We met on All Hallow’s Eve. It was only fitting that our two years were accompanied by Oingo Boingo and the mischievous spirit the music unleashes.

 “I’m all dressed up with nowhere to go / Walkin’ with a dead man over my shoulder.”

Another “our song” that was not romantic yet strangely appropriate to the essence of love we shared. He was my Hades and I was his Persephone. He healed the darkness that was tearing me up from the inside. But as Persephone couldn’t stay, neither could I.

My Third Love.
A Photographer. A Red Head. Freckled. Awkward. Full of potential that he didn’t know how to realize. Snored like a train wreck and loved fried chicken.

We couldn’t agree on anything. Not music, not food, not movies, not a single thing. Yet we often made love to Loreena McKennitt’s “Bonny Swann.”

A year spent with a strange Celtic song about a failed marriage and the bride who drowned in the end.

My Fourth Love.
Bald. Bright Blue Eyes. A warm smile. Guitarist. Composer. Loved Romantic Comedies. Talented. Talented. Talented. Funny. Goofy. Sweet. Boy-ish. When we met his favorite foods were strawberries and Oreos. Six years later when I left, he wanted the recipes for my chicken curry and Guinness chocolate cake.

Pearl Jam’s “Elderly Women Behind the Counter in a Small Town” was our first song.

“I seem to recognize your face haunting, familiar, yet I can’t seem to place it…my god its been so long, never dreamed you’d return but now here you are, and here I am … hearts and thoughts they fade…away…”

Neil Young’s “Harvest Moon” was supposed to be the song for our first dance. A small wedding in our friends’ backyard with a view of Mount Rainer.

“When we were strangers / I watched you from afar / When we were lovers / I loved you with all my heart.”

What could possibly happen to a love when the first song is about the brief reunion of kindred spirits but in the end everything fades away? What could a marriage possibly have been when our song was written in past tense?

Deeply, tenderly, profoundly. We loved each other for 6 glorious years and I could not have chosen better bands than Pearl Jam and Neil Young to soundtrack our life together.

My Rebound.
Tall. British. Handsome. Smart. Lost. Oh, so lost. Delicious. Tender. Effortlessly at ease with words. No conviction. The local town crazy in Nicaragua thought he and I were John and Yoko.
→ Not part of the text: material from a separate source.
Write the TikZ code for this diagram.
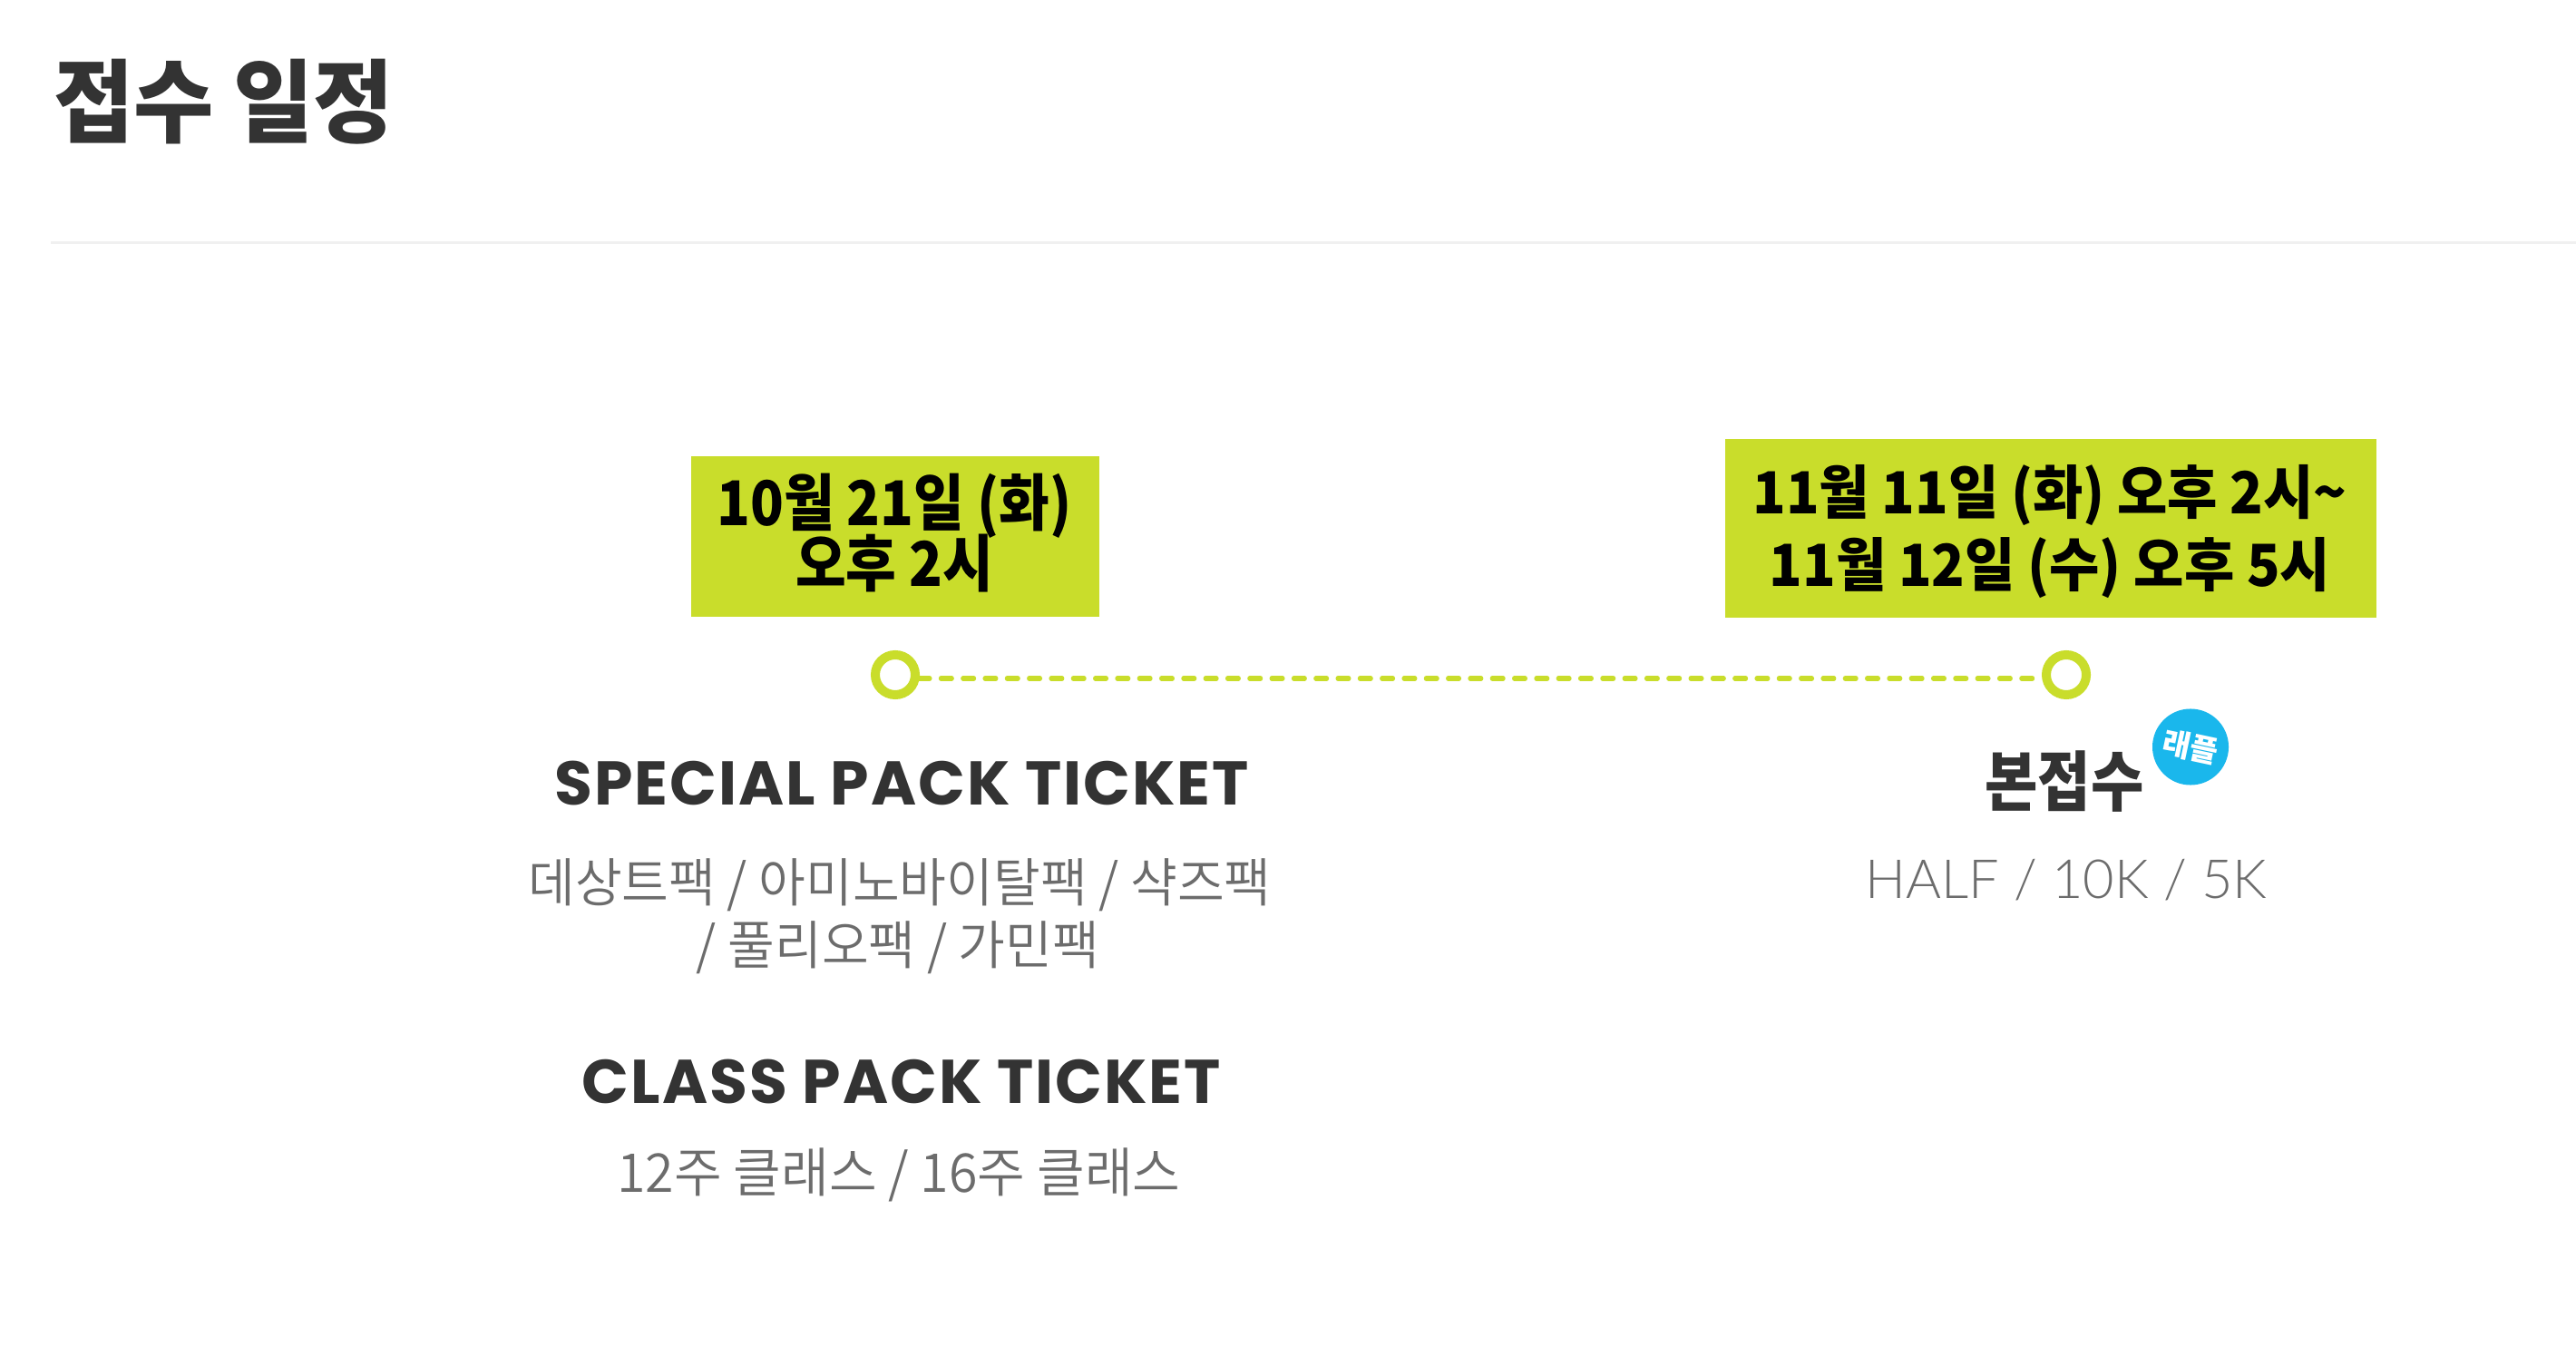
\documentclass[tikz,border=0pt]{standalone}
\usepackage{fontspec}
\newfontfamily\krtitle{Noto Sans CJK KR}[FakeStretch=0.96]
\newfontfamily\krboxA{Noto Sans CJK KR}[FakeStretch=0.89]
\newfontfamily\krboxB{Noto Sans CJK KR}[FakeStretch=0.94]
\newfontfamily\krmain{Noto Sans CJK KR}[FakeStretch=0.88]
\newfontfamily\kr{Noto Sans CJK KR}
\newfontfamily\krl{Noto Sans CJK KR}[UprightFont={* DemiLight}, FakeStretch=0.97]
\newfontfamily\pop{Poppins}[LetterSpace=3]
\newfontfamily\lato{Lato}[UprightFont={* Light}]
\newcommand\fsz[1]{\fontsize{#1}{#1}\selectfont}
\definecolor{lime}{RGB}{201,221,43}
\definecolor{dark}{RGB}{51,51,51}
\definecolor{graytxt}{RGB}{108,108,108}
\definecolor{badge}{RGB}{26,183,236}
\definecolor{sep}{RGB}{240,240,240}
\begin{document}
\begin{tikzpicture}[x=0.01cm,y=-0.01cm,
  every node/.style={inner sep=0pt, outer sep=0pt},
  datebox/.style={fill=lime, draw=none},
  datetxt/.style={anchor=base, text=black},
  ring/.style={circle, draw=lime, line width=0.1cm, fill=white, minimum size=0.44cm},
  headtxt/.style={anchor=base, text=dark, font=\pop\bfseries\fsz{19.35}},
  subtxt/.style={anchor=base, text=graytxt, font=\krl\fsz{16.5}},
]
\useasboundingbox (0,0) rectangle (2840,1495);
\fill[white] (0,0) rectangle (2840,1495);

% title and separator
\node[anchor=base west, text=dark, font=\krtitle\bfseries\fsz{28.45}] (title) at (59,150) {접수 일정};
\coordinate (sepL) at (56,268);
\coordinate (sepR) at (2840,268);
\draw[sep, line width=0.03cm] (sepL) -- (sepR);

% date boxes
\node[datebox, minimum width=4.49cm, minimum height=1.77cm] (box1) at (987,591.5) {};
\node[datetxt, font=\krboxA\bfseries\fsz{19.35}] (box1a) at (986,580) {10월 21일 (화)};
\node[datetxt, font=\krboxA\bfseries\fsz{19.35}] (box1b) at (986,647) {오후 2시};

\node[datebox, minimum width=7.18cm, minimum height=1.97cm] (box2) at (2261,582.5) {};
\node[datetxt, font=\krboxB\bfseries\fsz{18.2}] (box2a) at (2260,567) {11월 11일 (화) 오후 2시\char"007E};
\node[datetxt, font=\krboxB\bfseries\fsz{18.2}] (box2b) at (2260,647) {11월 12일 (수) 오후 5시};

% timeline
\node[ring] (c1) at (987,744) {};
\node[ring] (c2) at (2278,744) {};
\draw[lime, line width=0.05cm, line cap=round, dash pattern=on 0.12cm off 0.123cm]
  ([yshift=-0.04cm,xshift=0.04cm]c1.east) -- ([yshift=-0.04cm,xshift=-0.04cm]c2.west);

% left column texts
\node[headtxt] (sp) at (994,887) {SPECIAL PACK TICKET};
\node[subtxt] (sp1) at (992,994) {데상트팩 / 아미노바이탈팩 / 샥즈팩};
\node[subtxt] (sp2) at (990,1063) {/ 풀리오팩 / 가민팩};
\node[headtxt] (cp) at (994,1216) {CLASS PACK TICKET};
\node[subtxt, font=\krl\fsz{16.8}] (cp1) at (991,1314) {12주 클래스 / 16주 클래스};

% right column texts
\node[anchor=base, text=dark, font=\krmain\bfseries\fsz{20.5}] (main) at (2276,888) {본접수};
\node[circle, fill=badge, minimum size=0.84cm] (bd) at (2415,823.5) {};
\node[text=white, font=\kr\bfseries\fsz{9.5}, rotate=-12] (bdt) at (bd.center) {래플};
\node[anchor=base, text=graytxt, font=\lato\fsz{16.9}] (half) at (2278,990) {HALF / 10K / 5K};
\end{tikzpicture}
\end{document}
Bob Marley’s “Is This Love?” is the perfect song for this random love affair through Latin America.

“I wanna love you and treat you right; / I wanna love you every day and every night: / We’ll be together with a roof right over our heads; / We’ll share the shelter of my single bed; / We’ll share the same room, yeah! – for Jah provide the bread. / Is this love – is this love – is this love”

Two broken hearted travelers wondered their way through Latin America. Cheap rum, simple hostel beds, crystal blue ocean and willing hearts. You couldn’t design a more perfect song.

My Bad Romance.
Another red head. Rebellious spirit. Pianist. Street Performer. Smart. Handsome. A chance encounter. Believed Wuthering Heights was a great romance.

Every time during the few months we spent together Lady Gaga’s “Bad Romance” would inexplicably play in my head.

The title alone is enough don’t you think?

My Present Tense.
Logical. Rational. A trekker. A skier. Adorable. Boy-ish. A reader. Comfortable in his own skin. Not a musician or an artist. He is unlike any before him.

This cannot be quantified. This is brand new terrain I’ve never trekked through before. The hours we’ve spent together are countable yet there is already a song playing along to this unquantifiable experience.

Ray LaMontange’s “Be Here Now.”

“Don’t look for love in faces, places / It’s in you, that’s where you’ll find kindness / Be here now, here now.”

I can’t tell you if this is love, much less if it is even a romance. Our time together is fleeting and brief. “Be here now” seems to be the perfect advice as there is not much else to do.

Not everyone gets a band, an album or even a song. But when the Universe’s juke box does play, every song seems to be oddly appropriate and foreshadows the essence of that romance.